There clusters around Fredericksburg a wealth of memory and sentiment.
It was the home of Governor Spotswood, the Tubal Cain of America; it was the playground of George Washington, and here is the ashes of his venerated mother.
Not only do the memories of 1861-65 here abide, but as a Revolutionary war spot it will ever be hallowed by all Americans.
The Free Lance, in view of the thirteen colonies, has no superstition about the No. 13.

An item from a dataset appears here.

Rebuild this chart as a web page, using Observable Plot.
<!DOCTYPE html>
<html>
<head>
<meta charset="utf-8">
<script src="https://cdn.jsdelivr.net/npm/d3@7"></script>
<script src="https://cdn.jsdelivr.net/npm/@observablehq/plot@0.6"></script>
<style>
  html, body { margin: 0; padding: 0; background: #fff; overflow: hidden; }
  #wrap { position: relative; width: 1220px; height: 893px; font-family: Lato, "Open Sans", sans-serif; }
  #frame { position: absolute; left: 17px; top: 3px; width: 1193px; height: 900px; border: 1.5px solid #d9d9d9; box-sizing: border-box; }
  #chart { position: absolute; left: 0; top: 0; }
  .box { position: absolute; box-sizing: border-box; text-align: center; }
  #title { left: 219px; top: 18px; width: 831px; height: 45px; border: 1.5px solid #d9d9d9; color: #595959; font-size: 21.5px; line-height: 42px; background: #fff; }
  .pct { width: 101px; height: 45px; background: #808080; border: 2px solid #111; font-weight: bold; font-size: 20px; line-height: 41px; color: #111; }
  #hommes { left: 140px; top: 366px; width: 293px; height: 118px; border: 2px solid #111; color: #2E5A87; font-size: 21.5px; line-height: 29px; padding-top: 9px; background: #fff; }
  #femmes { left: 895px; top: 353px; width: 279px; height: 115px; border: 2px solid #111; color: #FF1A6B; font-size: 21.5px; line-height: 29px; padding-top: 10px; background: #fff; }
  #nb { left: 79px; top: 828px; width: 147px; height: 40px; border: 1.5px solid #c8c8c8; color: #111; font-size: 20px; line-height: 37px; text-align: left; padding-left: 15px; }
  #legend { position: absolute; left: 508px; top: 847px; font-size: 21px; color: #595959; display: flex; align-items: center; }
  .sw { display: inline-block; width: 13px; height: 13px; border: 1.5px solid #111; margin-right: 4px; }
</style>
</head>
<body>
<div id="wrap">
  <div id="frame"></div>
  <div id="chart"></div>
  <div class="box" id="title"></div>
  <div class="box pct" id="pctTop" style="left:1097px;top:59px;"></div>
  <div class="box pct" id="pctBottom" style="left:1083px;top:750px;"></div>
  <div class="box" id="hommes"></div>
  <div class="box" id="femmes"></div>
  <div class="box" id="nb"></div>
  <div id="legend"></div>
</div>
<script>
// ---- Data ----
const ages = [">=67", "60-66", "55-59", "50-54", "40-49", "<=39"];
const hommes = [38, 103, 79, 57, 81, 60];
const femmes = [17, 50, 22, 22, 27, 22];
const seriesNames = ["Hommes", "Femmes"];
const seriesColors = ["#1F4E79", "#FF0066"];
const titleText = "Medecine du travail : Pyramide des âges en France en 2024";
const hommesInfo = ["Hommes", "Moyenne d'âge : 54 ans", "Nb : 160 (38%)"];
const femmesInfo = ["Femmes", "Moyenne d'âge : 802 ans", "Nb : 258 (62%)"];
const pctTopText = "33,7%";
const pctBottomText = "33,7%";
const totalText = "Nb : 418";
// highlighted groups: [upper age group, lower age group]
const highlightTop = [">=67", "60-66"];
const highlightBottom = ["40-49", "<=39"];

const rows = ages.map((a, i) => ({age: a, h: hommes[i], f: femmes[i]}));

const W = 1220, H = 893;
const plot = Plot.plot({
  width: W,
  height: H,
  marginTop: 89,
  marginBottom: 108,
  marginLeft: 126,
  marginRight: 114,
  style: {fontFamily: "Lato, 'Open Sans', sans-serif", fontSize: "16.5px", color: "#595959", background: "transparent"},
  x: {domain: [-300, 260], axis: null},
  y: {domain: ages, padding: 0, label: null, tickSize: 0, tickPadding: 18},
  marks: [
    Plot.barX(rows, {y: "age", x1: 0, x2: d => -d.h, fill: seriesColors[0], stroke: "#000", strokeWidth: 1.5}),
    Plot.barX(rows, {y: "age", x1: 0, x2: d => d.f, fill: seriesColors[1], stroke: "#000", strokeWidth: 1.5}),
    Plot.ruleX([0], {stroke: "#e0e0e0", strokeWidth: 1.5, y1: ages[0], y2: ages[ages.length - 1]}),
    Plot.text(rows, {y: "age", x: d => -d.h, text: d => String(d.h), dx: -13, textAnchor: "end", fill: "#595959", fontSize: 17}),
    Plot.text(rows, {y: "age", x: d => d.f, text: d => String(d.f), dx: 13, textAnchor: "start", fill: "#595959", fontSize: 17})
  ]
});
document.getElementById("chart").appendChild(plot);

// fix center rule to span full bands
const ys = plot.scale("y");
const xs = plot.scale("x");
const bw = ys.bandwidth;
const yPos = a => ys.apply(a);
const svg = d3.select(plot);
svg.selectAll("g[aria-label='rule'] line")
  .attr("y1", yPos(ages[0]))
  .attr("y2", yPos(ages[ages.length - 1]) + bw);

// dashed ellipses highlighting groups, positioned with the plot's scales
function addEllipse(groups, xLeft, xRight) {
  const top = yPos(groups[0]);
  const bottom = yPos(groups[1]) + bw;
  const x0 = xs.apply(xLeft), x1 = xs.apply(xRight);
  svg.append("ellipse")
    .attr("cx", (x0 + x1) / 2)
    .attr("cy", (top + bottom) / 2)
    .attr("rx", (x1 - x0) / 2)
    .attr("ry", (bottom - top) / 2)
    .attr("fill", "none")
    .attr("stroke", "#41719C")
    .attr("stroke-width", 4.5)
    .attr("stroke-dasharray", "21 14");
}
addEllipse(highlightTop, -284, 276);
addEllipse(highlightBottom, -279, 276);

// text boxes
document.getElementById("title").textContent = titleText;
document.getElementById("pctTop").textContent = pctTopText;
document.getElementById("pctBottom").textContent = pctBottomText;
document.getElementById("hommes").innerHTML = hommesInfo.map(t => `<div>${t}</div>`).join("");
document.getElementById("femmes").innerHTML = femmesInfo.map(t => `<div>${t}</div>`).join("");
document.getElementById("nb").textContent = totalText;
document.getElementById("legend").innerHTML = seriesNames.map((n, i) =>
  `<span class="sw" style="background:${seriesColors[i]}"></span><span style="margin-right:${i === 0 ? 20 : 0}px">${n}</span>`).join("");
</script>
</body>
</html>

And so if a thirteenth reason is needed for the establishment by Congress of the Fredericksburg park, the Free Lance calls upon the Dispatch to supply it, and it does not believe that it will call in vain on the Dispatch to yield Richmond's claims for the present, at least, and give old Fredericksburg, which, during the war of 1861-65, stood as a bulwark for Richmond, its best help at this time, to the end that the Fredericksburg, Chancellorsville, Wilderness, and Spotyslvania Courthouse battlefields may be established by Congress into one great memorial park, a credit alike to Virginia and to the nation.

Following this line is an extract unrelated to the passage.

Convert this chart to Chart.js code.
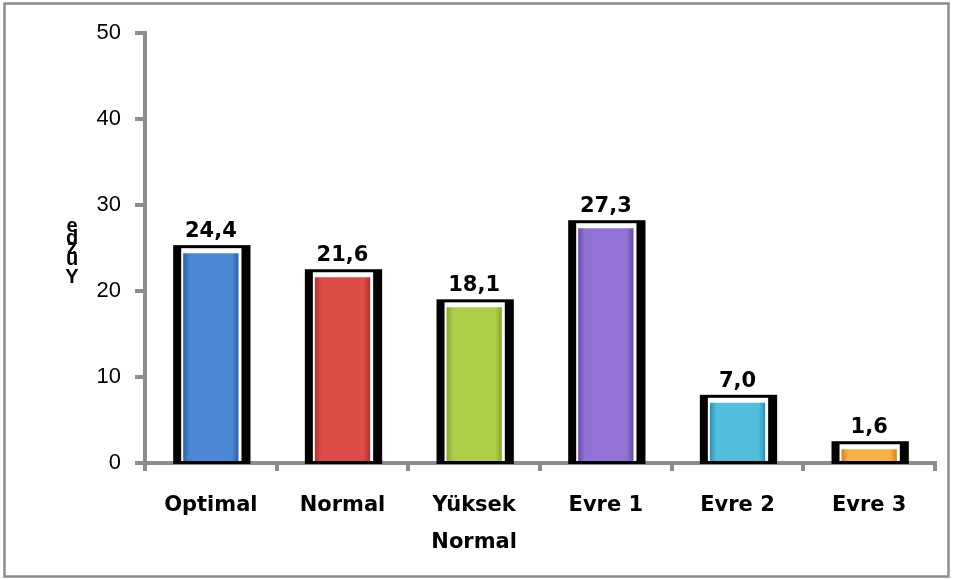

(The Dispatch favors a concentration of the efforts of all Virginians upon the scheme which seems most likely to succeed.
Our Fredericksburg friends need not fear that we will play the part of the dog in the manger.
Furthermore, we must say that Spotsylvania seems ahead in the race, and unless other competitors pick up a great deal in the course of the next few months, it will distance them all.—The Dispatch.)